3. A warning is imposed on the Respondent.
4. The Claimant is directed to immediately and directly inform the Respondent of the relevant bank account to which the Respondent must pay the due amounts.
5. The Respondent shall provide evidence of payment of the due amounts in accordance with this decision to psdfifa@fifa.org, duly translated, if applicable, into one of the official FIFA languages (English, French, German, Spanish).
6. In the event that the amounts due, plus interest as established above are not paid by the Respondent within 45 days, as from the notification by the Claimant of the relevant bank details to the Respondent, the following consequences shall arise:
1.
The Respondent shall be banned from registering any new players, either nationally or internationally, up until the due amount is paid and for the maximum duration of three entire and consecutive registration periods. The aforementioned ban mentioned will be lifted immediately and prior to its complete serving, once the due amounts are paid.
(cf. art. 24bis of the Regulations on the Status and Transfer of Players). 2.

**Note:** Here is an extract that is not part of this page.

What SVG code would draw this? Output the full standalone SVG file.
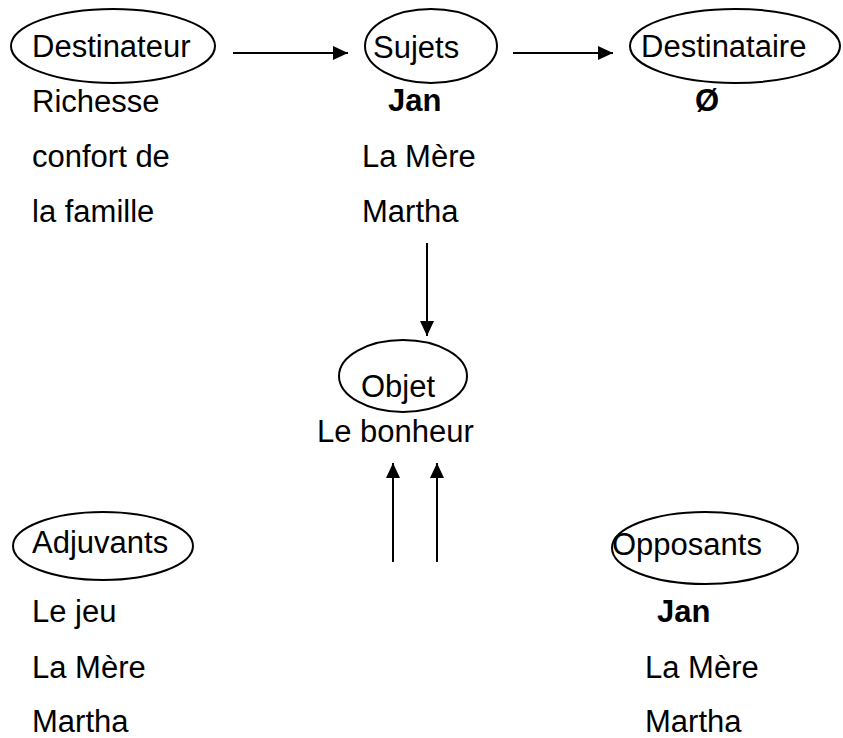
<svg xmlns="http://www.w3.org/2000/svg" width="843" height="738" viewBox="0 0 843 738">
<style>
text{font-family:"Liberation Sans",Arial,sans-serif;font-size:31px;fill:#000}
.b{font-weight:bold}
ellipse{fill:none;stroke:#000;stroke-width:2}
line{stroke:#000;stroke-width:2}
</style>
<defs>
<marker id="ah" viewBox="0 0 15 14" refX="15" refY="7" markerWidth="15" markerHeight="14" markerUnits="userSpaceOnUse" orient="auto"><path d="M0,0 L15,7 L0,14 z" fill="#000"/></marker>
</defs>
<g id="destinateur"><ellipse cx="113" cy="46" rx="102" ry="37"/><text x="32" y="57">Destinateur</text>
<text x="32" y="112">Richesse</text><text x="32" y="167">confort de</text><text x="32" y="222">la famille</text></g>
<g id="sujets"><ellipse cx="431" cy="46" rx="66" ry="37"/><text x="373" y="58">Sujets</text>
<text class="b" x="388" y="111">Jan</text><text x="362" y="167">La Mère</text><text x="362" y="222">Martha</text></g>
<g id="destinataire"><ellipse cx="735" cy="46" rx="105" ry="37"/><text x="641" y="57">Destinataire</text>
<text class="b" x="695" y="111">Ø</text></g>
<g id="objet"><ellipse cx="403" cy="376" rx="64" ry="36"/><text x="361" y="397">Objet</text>
<text x="317" y="442">Le bonheur</text></g>
<g id="adjuvants"><ellipse cx="103" cy="546" rx="90" ry="34"/><text x="32" y="553">Adjuvants</text>
<text x="32" y="622">Le jeu</text><text x="32" y="678">La Mère</text><text x="32" y="732">Martha</text></g>
<g id="opposants"><ellipse cx="705" cy="548" rx="93" ry="36"/><text x="612" y="555">Opposants</text>
<text class="b" x="657" y="622">Jan</text><text x="645" y="678">La Mère</text><text x="645" y="732">Martha</text></g>
<g id="connectors">
<line x1="233" y1="53" x2="348" y2="53" marker-end="url(#ah)"/>
<line x1="513" y1="53" x2="613" y2="53" marker-end="url(#ah)"/>
<line x1="427" y1="243" x2="427" y2="336" marker-end="url(#ah)"/>
<line x1="393" y1="562" x2="393" y2="463" marker-end="url(#ah)"/>
<line x1="437" y1="562" x2="437" y2="463" marker-end="url(#ah)"/>
</g>
</svg>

In the event that the payable amounts as per in this decision is still not paid by the end of the ban of three entire and consecutive registration periods, the present matter shall be submitted, upon request, to the FIFA Disciplinary Committee.
For the Dispute Resolution Chamber:
Emilio García Silvero
Chief Legal & Compliance Officer
NOTE RELATED TO THE APPEAL PROCEDURE:
According to article 58 par. 1 of the FIFA Statutes, this decision may be appealed against before the Court of Arbitration for Sport (CAS) within 21 days of receipt of the notification of this decision.
NOTE RELATED TO THE PUBLICATION:
FIFA may publish this decision. For reasons of confidentiality, FIFA may decide, at the request of a party within five days of the notification of the motivated decision, to publish an anonymised or a redacted version (cf. article 20 of the Procedural Rules).